= Global Emergency Response Coalition =

The Global Emergency Response Coalition is a lifesaving humanitarian alliance made up of eight of the world's largest U.S.-based international aid organizations whose ultimate vision is to solve for the emergency, humanitarian situations more effectively and to respond to the crisis of the present and the future.

The Coalition was formed in 2017 in response to hunger crises affecting more than 20 million people in Nigeria, Yemen, South Sudan, Somalia and neighboring countries.

The Global Emergency Response Coalition consists of CARE, International Medical Corps, International Rescue Committee, Mercy Corps, Oxfam, Plan International, Save the Children and World Vision. The Coalition aims to work collectively to deliver relief to millions of children and families in need and to broaden awareness of international disasters in order to inspire new donors and donations, to ultimately save more lives.

== Publicity ==
The coalition has been covered by ABC News., CNN, The Washington Post, Devex, PBS, Glamour, FOX, and more.

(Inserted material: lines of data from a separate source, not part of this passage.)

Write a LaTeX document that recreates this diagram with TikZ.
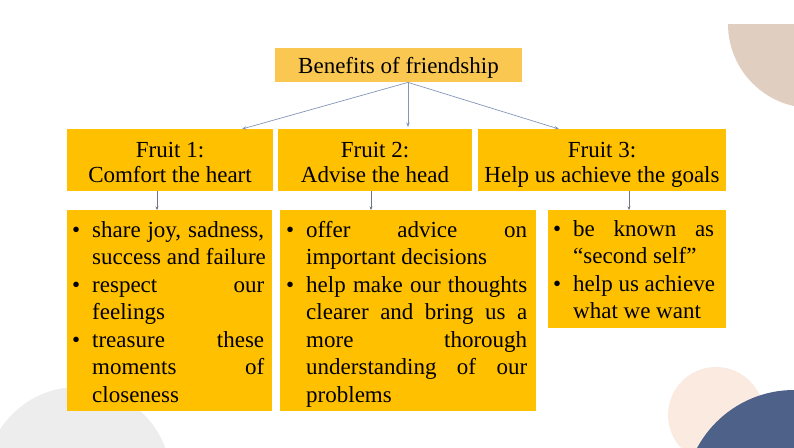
\documentclass[tikz,border=0pt]{standalone}
\usepackage{fontspec}
\setmainfont{Liberation Serif}
\usetikzlibrary{arrows.meta}
\definecolor{gold}{HTML}{FFC000}
\definecolor{lightgold}{HTML}{FAC850}
\definecolor{arrcol}{HTML}{8396B8}
\definecolor{lnkcol}{HTML}{6E7480}
\definecolor{beige}{HTML}{E0CFC0}
\definecolor{lgray}{HTML}{EDEDED}
\definecolor{peach}{HTML}{FBEAE0}
\definecolor{navy}{HTML}{4E6189}
\newcommand{\bl}[2]{\hbox{\makebox[20pt][l]{\textbullet}\makebox[#1][s]{#2}}}
\newcommand{\blnat}[1]{\hbox{\makebox[20pt][l]{\textbullet}#1}}
\newcommand{\cl}[2]{\hbox{\hspace*{20pt}\makebox[#1][s]{#2}}}
\newcommand{\clnat}[1]{\hbox{\hspace*{20pt}#1}}
\newcommand{\ctr}[1]{\hbox to 0pt{\hss #1\hss}}
\begin{document}
\begin{tikzpicture}[x=1pt,y=-1pt,
  box/.style={fill=gold,inner sep=0pt,anchor=north west},
  txt/.style={inner sep=0pt,font=\fontsize{23}{27.5}\selectfont},
  arr/.style={draw=arrcol,line width=0.7pt,-{Stealth[length=4.5pt,width=3.5pt]}},
  lnk/.style={draw=lnkcol,line width=0.7pt,-{Stealth[length=3.5pt,width=3pt]}}]
\useasboundingbox (0,0) rectangle (794,447);
\clip (0,0) rectangle (794,447);
% background decorations
\begin{scope}
  \clip (0,24) rectangle (794,447);
  \fill[beige] (812,24) circle[radius=84pt];
\end{scope}
\fill[lgray] (78,480) circle[radius=93pt];
\fill[peach] (716,415) circle[radius=48pt];
\fill[navy] (794,500) circle[radius=110pt];
% top box
\node[box,fill=lightgold,minimum width=247pt,minimum height=34pt] (top) at (275,48) {};
\node[txt,anchor=base] (topt) at (398.5,73) {Benefits of friendship};
% fruit boxes
\node[box,minimum width=206pt,minimum height=62pt] (f1) at (67,129) {};
\node[box,minimum width=194pt,minimum height=62pt] (f2) at (278,129) {};
\node[box,minimum width=248pt,minimum height=62pt] (f3) at (478,129) {};
\node[txt,anchor=base] (f1t) at (170,157) {\vtop{\baselineskip=25pt\ctr{Fruit 1:}\ctr{Comfort the heart}}};
\node[txt,anchor=base] (f2t) at (375,157) {\vtop{\baselineskip=25pt\ctr{Fruit 2:}\ctr{Advise the head}}};
\node[txt,anchor=base] (f3t) at (602,157) {\vtop{\baselineskip=25pt\ctr{Fruit 3:}\ctr{Help us achieve the goals}}};
% bullet boxes
\node[box,minimum width=205pt,minimum height=201pt] (b1) at (67,210) {};
\node[box,minimum width=256pt,minimum height=201pt] (b2) at (280,210) {};
\node[box,minimum width=178pt,minimum height=118pt] (b3) at (548,210) {};
\node[txt,anchor=base west] (b1t) at (72,237) {\vtop{\baselineskip=27.5pt
  \bl{172pt}{share joy, sadness,}
  \clnat{success and failure}
  \bl{172pt}{respect our}
  \clnat{feelings}
  \bl{172pt}{treasure these}
  \cl{172pt}{moments of}
  \clnat{closeness}}};
\node[txt,anchor=base west] (b2t) at (286,237) {\vtop{\baselineskip=27.5pt
  \bl{221pt}{offer advice on}
  \clnat{important decisions}
  \bl{221pt}{help make our thoughts}
  \cl{221pt}{clearer and bring us a}
  \cl{221pt}{more thorough}
  \cl{221pt}{understanding of our}
  \clnat{problems}}};
\node[txt,anchor=base west] (b3t) at (553,236) {\vtop{\baselineskip=27.5pt
  \bl{141pt}{be known as}
  \clnat{“second self”}
  \blnat{help us achieve}
  \clnat{what we want}}};
% connector x positions
\coordinate (x0) at (408,0);
\coordinate (x1) at (242,0);
\coordinate (x3) at (559,0);
\coordinate (y1) at (157,0);
\coordinate (y2) at (371,0);
\coordinate (y3) at (629,0);
\draw[arr] (top.south -| x0) -- (f1.north -| x1);
\draw[arr] (top.south -| x0) -- ([yshift=2pt]f2.north -| x0);
\draw[arr] (top.south -| x0) -- (f3.north -| x3);
\draw[lnk] (f1.south -| y1) -- (b1.north -| y1);
\draw[lnk] (f2.south -| y2) -- (b2.north -| y2);
\draw[lnk] (f3.south -| y3) -- (b3.north -| y3);
\end{tikzpicture}
\end{document}
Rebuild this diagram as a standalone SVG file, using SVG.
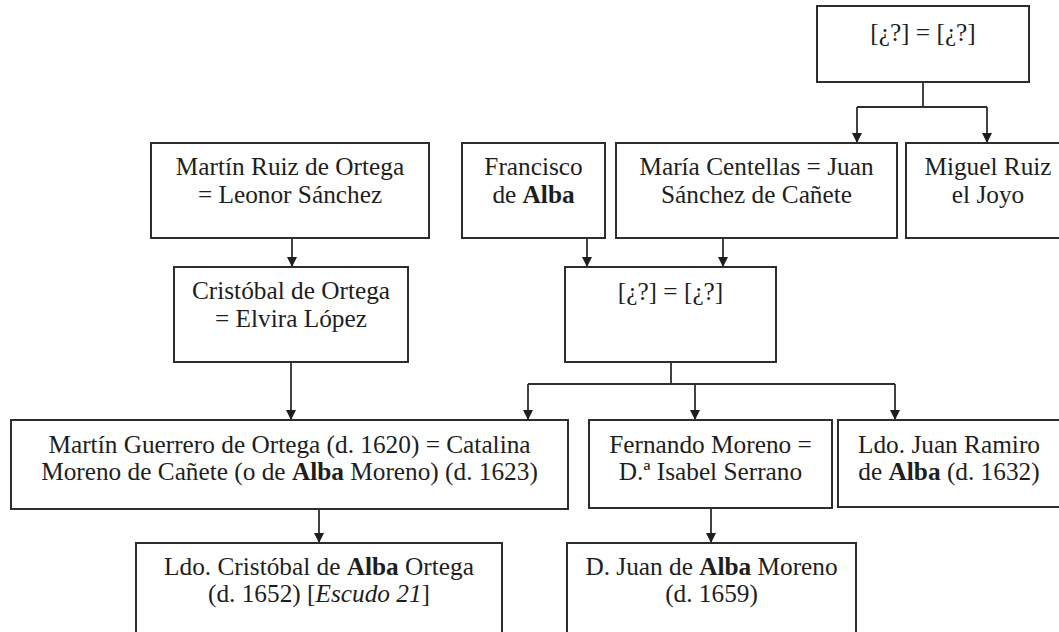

George Clooney participated in a PSA for the coalition, as did Lily Donaldson

== Member Organizations ==
- CARE
- International Medical Corps
- International Rescue Committee
- Mercy Corps
- Oxfam
- Plan International
- Save the Children
- World Vision

== Fundraising and Partners ==
All funds raised by the coalition are allocated to the member agencies equally, and at the discretion of each member. At least 85% of all donations will go directly to support the communities affected.

Corporate partners of the coalition include BlackRock, PepsiCo., PepsiCo. Foundation, Visa, Google, PMX Agency, Porter Novelli and Twitter.

== Background ==
Today, the need for humanitarian aid continues to expand. The UN estimates that one out of every 70 people around the world is caught up in a crisis. Natural disasters affect around 350 million people each year; more than 68 million were displaced by conflict in 2017. Humanitarian crises are also lasting longer — now an average of nine years.
In a humanitarian system where funding is strained, creative and collective solutions are needed. By raising funds and attention for these large-scale emergencies together, we believe we can be part of the solution to help the increasing number of people in need.